Quadrant 3 (Regent’s Palace Hotel), London

The redevelopment of the Grade 2 Listed Regent Palace Hotel retains the finest elements of the existing building – the three external corners and the Art Deco interiors by Oliver Bernard – and introduces new facades, retail and mixed uses on each of the three streets, to reinvigorate the Quadrant, a prime area off the lower end of Regent Street for The Crown Estate. Quadrant 3 occupies a whole city block. Located off the southern end of Regent Street, the site has particular obligations ‐ there is the contrast in scale between the buildings of Soho and Regent Street and there is the importance of creating lively street scenes and active pavements to consolidate the retail viability of the surrounding streets. The replacement of the hotel has enabled the creation of an urban block with a wide mixture of different uses.

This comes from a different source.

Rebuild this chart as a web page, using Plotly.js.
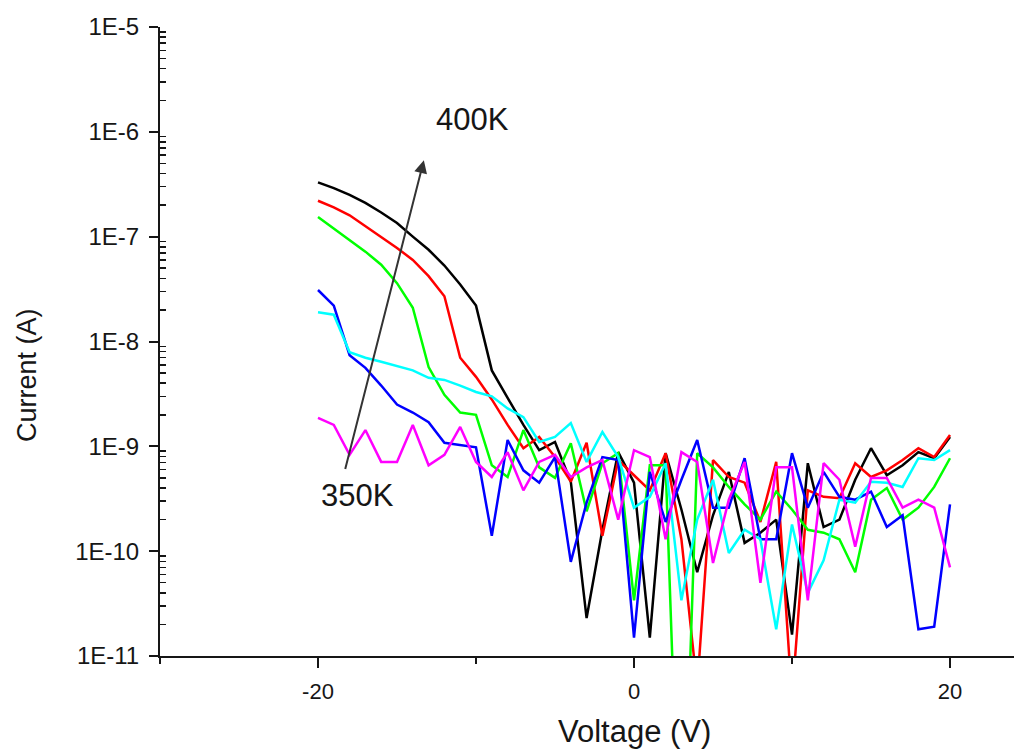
<!DOCTYPE html>
<html>
<head>
<meta charset="utf-8">
<script src="https://cdn.plot.ly/plotly-3.0.1.min.js"></script>
<style>html,body{margin:0;padding:0;background:#fff;}#chart{width:1014px;height:754px;}</style>
</head>
<body>
<div id="chart"></div>
<script>
const voltage = [-20,-19,-18,-17,-16,-15,-14,-13,-12,-11,-10,-9,-8,-7,-6,-5,-4,-3,-2,-1,0,1,2,3,4,5,6,7,8,9,10,11,12,13,14,15,16,17,18,19,20];

const current400K = [3.3e-7,2.9e-7,2.5e-7,2.1e-7,1.7e-7,1.35e-7,1.0e-7,7.5e-8,5.3e-8,3.5e-8,2.2e-8,
  5.3e-9,2.9e-9,1.6e-9,9.2e-10,1.1e-9,4.6e-10,2.3e-11,1.6e-10,8.8e-10,
  4.5e-10,1.5e-11,8.6e-10,2.5e-10,6.3e-11,2.2e-10,5.7e-10,1.2e-10,1.5e-10,2.0e-10,1.6e-11,
  6.9e-10,1.7e-10,2.0e-10,4.8e-10,9.6e-10,5.3e-10,6.6e-10,8.8e-10,7.7e-10,1.23e-9];

const current390K = [2.2e-7,1.9e-7,1.6e-7,1.26e-7,1.0e-7,7.8e-8,6.0e-8,4.2e-8,2.7e-8,7.0e-9,4.6e-9,
  2.8e-9,1.6e-9,9.6e-10,1.23e-9,7.9e-10,4.6e-10,1.08e-9,1.4e-10,7.4e-10,
  5.3e-10,3.8e-10,8.6e-10,1.3e-10,5e-12,7.4e-10,5.1e-10,4.5e-10,1.9e-10,7.1e-10,4e-12,
  3.8e-10,3.3e-10,3.2e-10,6.9e-10,5.1e-10,5.9e-10,7.4e-10,9.6e-10,7.9e-10,1.28e-9];

const current380K = [1.54e-7,1.2e-7,9.3e-8,7.2e-8,5.4e-8,3.6e-8,2.1e-8,5.7e-9,3.1e-9,2.1e-9,2.0e-9,
  6.6e-10,5.1e-10,1.43e-9,6.3e-10,5.0e-10,1.07e-9,2.4e-10,6.9e-10,8.6e-10,
  3.4e-11,6.6e-10,6.6e-10,3e-14,8.6e-10,6.3e-10,4.1e-10,2.8e-10,2.0e-10,3.7e-10,2.5e-10,
  1.6e-10,1.5e-10,1.3e-10,6.3e-11,3.1e-10,4.0e-10,2.0e-10,2.6e-10,4.1e-10,7.7e-10];

const current370K = [3.1e-8,2.2e-8,7.4e-9,5.6e-9,3.8e-9,2.5e-9,2.1e-9,1.7e-9,1.08e-9,1.03e-9,9.8e-10,
  1.4e-10,1.15e-9,5.9e-10,4.5e-10,7.9e-10,7.9e-11,2.9e-10,7.9e-10,7.4e-10,
  1.5e-11,5.7e-10,1.9e-10,4.8e-10,1.15e-9,2.6e-10,2.6e-10,7.7e-10,1.3e-10,1.3e-10,8.6e-10,
  2.6e-10,5.7e-10,3.3e-10,3.1e-10,3.7e-10,1.7e-10,2.2e-10,1.8e-11,1.9e-11,2.8e-10];

const current360K = [1.9e-8,1.8e-8,7.9e-9,7.0e-9,6.4e-9,5.8e-9,5.3e-9,4.5e-9,4.3e-9,3.8e-9,3.3e-9,
  3.0e-9,2.3e-9,1.9e-9,1.1e-9,1.23e-9,1.67e-9,7.1e-10,1.37e-9,7.9e-10,
  2.6e-10,3.3e-10,6.9e-10,3.4e-11,2.0e-10,4.8e-10,9.6e-11,1.6e-10,1.3e-10,1.8e-11,1.8e-10,
  4.0e-11,8.2e-11,3.1e-10,2.9e-10,4.6e-10,4.5e-10,4.1e-10,7.7e-10,7.4e-10,9.2e-10];

const current350K = [1.87e-9,1.6e-9,8.3e-10,1.43e-9,7.1e-10,7.1e-10,1.6e-9,6.6e-10,8.3e-10,1.53e-9,7.1e-10,
  5.1e-10,8.8e-10,3.8e-10,7.1e-10,8.3e-10,5.1e-10,6.3e-10,7.4e-10,2.0e-10,
  9.2e-10,7.9e-10,1.3e-10,8.8e-10,7.1e-10,7.7e-11,3.1e-10,7.1e-10,5.0e-11,6.3e-10,6.3e-10,
  3.4e-11,6.9e-10,4.8e-10,1.1e-10,5.0e-10,5.0e-10,2.6e-10,3.1e-10,2.6e-10,7.0e-11];

const seriesNames = ['400K','390K','380K','370K','360K','350K'];
const seriesColors = ['#000000','#ff0000','#00ff00','#0000ff','#00ffff','#ff00ff'];
const seriesValues = [current400K,current390K,current380K,current370K,current360K,current350K];

const yTickVals = [1e-11,1e-10,1e-9,1e-8,1e-7,1e-6,1e-5];
const yTickText = ['1E-11','1E-10','1E-9','1E-8','1E-7','1E-6','1E-5'];
const xTickVals = [-20,0,20];
const xTickText = ['-20','0','20'];
const xMinorVals = [-30,-10,10];

const xTitle = 'Voltage (V)';
const yTitle = 'Current (A)';
const labelHigh = '400K';
const labelLow = '350K';

const yMinorVals = [];
for (let e = -11; e < -5; e++) { for (let m = 2; m <= 9; m++) yMinorVals.push(m * Math.pow(10, e)); }

const FONT = 'Liberation Sans, Arial, sans-serif';
const INK = '#161616';

const traces = seriesValues.map((vals, i) => ({
  type: 'scatter', mode: 'lines', name: seriesNames[i],
  x: voltage, y: vals,
  line: {color: seriesColors[i], width: 2.5}
}));

const plotW = 1014 - 160, plotH = 754 - 27 - 98;

const layout = {
  width: 1014, height: 754,
  margin: {l: 160, r: 0, t: 27, b: 98},
  paper_bgcolor: '#ffffff', plot_bgcolor: '#ffffff',
  showlegend: false,
  font: {family: FONT, color: INK},
  xaxis: {
    range: [-30, 24.05],
    tickmode: 'array', tickvals: xTickVals, ticktext: xTickText,
    ticks: 'outside', ticklen: 10, tickwidth: 2, tickcolor: INK,
    minor: {tickmode: 'array', tickvals: xMinorVals, ticks: 'outside', ticklen: 6, tickwidth: 2, tickcolor: INK, showgrid: false},
    showline: true, linewidth: 2, linecolor: INK,
    showgrid: false, zeroline: false,
    tickfont: {family: FONT, size: 22, color: INK},
    ticklabelstandoff: 5,
    automargin: false
  },
  yaxis: {
    type: 'log', range: [-11, -5],
    tickmode: 'array', tickvals: yTickVals, ticktext: yTickText,
    ticks: 'outside', ticklen: 9, tickwidth: 2, tickcolor: INK,
    minor: {tickmode: 'array', tickvals: yMinorVals, ticks: 'inside', ticklen: 6, tickwidth: 1.5, tickcolor: INK, showgrid: false},
    showline: true, linewidth: 2, linecolor: INK,
    showgrid: false, zeroline: false,
    tickfont: {family: FONT, size: 24, color: INK},
    ticklabelstandoff: 5,
    automargin: false
  },
  annotations: [
    {x: 0, xref: 'x', y: (754 - 98 - 731) / plotH, yref: 'paper', yanchor: 'middle', xanchor: 'center',
     text: xTitle, showarrow: false,
     font: {family: FONT, size: 31, color: INK}},
    {x: (27 - 160) / plotW, xref: 'paper', xanchor: 'center', y: -5 - (375 - 27) / 104.83, yref: 'y', yanchor: 'middle',
     text: yTitle, textangle: -90, showarrow: false,
     font: {family: FONT, size: 27, color: INK}},
    {x: -13.3, y: -6.27, ax: -18.3, ay: -9.23, xref: 'x', yref: 'y', axref: 'x', ayref: 'y',
     showarrow: true, text: '', arrowhead: 2, arrowsize: 1.3, arrowwidth: 2, arrowcolor: '#333333'},
    {x: -10.25, y: -5.887, xref: 'x', yref: 'y', text: labelHigh, showarrow: false,
     font: {family: FONT, size: 31, color: INK}},
    {x: -17.5, y: -9.465, xref: 'x', yref: 'y', text: labelLow, showarrow: false,
     font: {family: FONT, size: 31, color: INK}}
  ]
};

Plotly.newPlot('chart', traces, layout, {displayModeBar: false, staticPlot: true});
</script>
</body>
</html>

New offices rub shoulders with residential and retail, whilst historic restaurants have their entrances at street level alongside a variety of shops. The streets have the vital ingredient that they are full of entrances, pavement activity and normal urban life that relates in a natural way to the surrounding Regent Street, Soho, and Piccadilly areas. Corners of the original faience clad hotel building have been kept. By retaining these corners, new and existing elevations are combined to reduce the apparent size of the large scale office intervention. This overcomes a common problem whereby large offices can dominate sensitive urban areas. Faience is re‐introduced into the new elevations using a variety of colours. By juxtaposing imperfect and perfect reflective surfaces, the new elevations make a play between the contrasting appearance of faience and glass.

The office entrance is located in the retained corner between Air Street and Glasshouse Street making use of the flamboyant architecture of the original building. From this space, decorated with black marble and patterned floors, the visitor rises by lift to the surprise of the day‐lit white atrium with its radiating bridges. A small residential block occupies the Brewer Street / Sherwood Street corner and there are small office suites at the prow of the site between Sherwood Street and Glasshouse Street. A new arcade runs across the prow and gives access to an entrance to the small offices. The arcade has a mirrored ceiling, angled to catch the movement of pedestrians and is the location for an art installation based on layers of glass. Glasshouse Street has become a new pedestrian retail focus connecting Regent Street to Piccadilly Circus, with the very active Whole Foods superstore along the north side. Brewer Street has a series of small shop units as a continuation of its Soho life.

Located in the basement, the restored Atlantic  restaurant spaces along with Dick’s Bar have become Brasserie Zedel, with Chez Cup being reborn as the successful Crazy Coqs cabaret venue, all being accessed from Sherwood Street.   The fine Art Deco Titanic restaurant, also fully restored,  has a new lease of life as a steak house, and is accessed from Brewer Street. Donald Insall and Partners were the conservation architects.

The project was completed for The Crown Estate / Stanhope in 2011-12, ahead of schedule and considerably below budget. It has won 19 awards.